Local Search Ranking Signals Guide for Maps

July 16, 2026

A competitor with fewer reviews should not be outranking you in Google Maps. Yet it happens every day because local visibility is not decided by one metric. This local search ranking signals guide shows what Google is looking for, what commonly drags businesses down, and where to focus first if you need more calls, visits, and booked jobs.

The goal is not to chase every possible SEO task. The goal is to remove the issues that make Google less confident your business is the best local result for a real customer search.

How local rankings actually work

Google’s local results are built around three broad ideas: relevance, distance, and prominence. Relevance is how closely your business and website match what a customer wants. Distance is how close your location is to the searcher or the location named in the search. Prominence is the evidence that your business is legitimate, known, and trusted.

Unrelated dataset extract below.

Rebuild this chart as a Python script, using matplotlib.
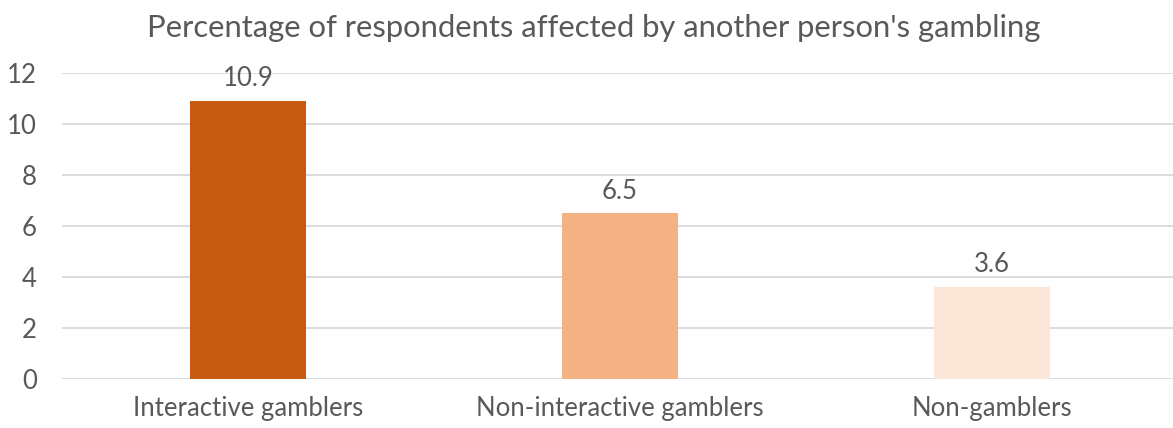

You cannot control where a person is standing when they search. You can control whether Google understands your services, trusts your business data, and sees proof that customers choose you. That is why a clean Google Business Profile, accurate listings, a useful local website, and a credible reputation work together.

There is no fixed checklist that guarantees the number-one map position. Rankings vary by search term, neighborhood, competition, and location. But a business with missing information, conflicting addresses, and a thin website is giving competitors an easy win.

The local search ranking signals that deserve attention first

Your Google Business Profile

Your Google Business Profile is the foundation of map pack visibility. If its primary category is wrong, its hours are outdated, or its services are vague, Google has less reason to show it for high-value searches.

Start with the basics: use your real-world business name, correct address or service area, local phone number, current hours, website, and accurate primary category. Then add the secondary categories, services, products, appointment options, photos, and business description that genuinely apply.

Categories matter because they tell Google what you are. A plumber should not choose a broad category when a more precise one fits. A restaurant should not leave cuisine, ordering, or reservation details incomplete. Choose categories based on the work you actually perform, not every keyword you want to rank for.

Do not add keywords or city names to your business name unless they are part of the name used on your storefront, legal materials, and real-world branding. Keyword stuffing can trigger edits, suspensions, and customer distrust. It is a shortcut with a bad downside.

Consistent business information across the web

Google cross-checks your business details across directories, data sources, social profiles, and your own site. Your name, address, and phone number - often called NAP - need to be consistent enough that Google can confidently connect those mentions to one business.

Small differences are not always fatal. “Suite 200” versus “Ste 200” is usually less serious than an old phone number, a previous address, duplicate profile, or two versions of your business name. The bigger the conflict, the more likely it creates confusion for search engines and customers.

Fix your own website and Google profile first. Then correct the major directories and industry-specific listings that actually appear in searches for your business. Do not waste weeks submitting to hundreds of low-quality directories while your Google profile still has the wrong category or your contact page shows an old address.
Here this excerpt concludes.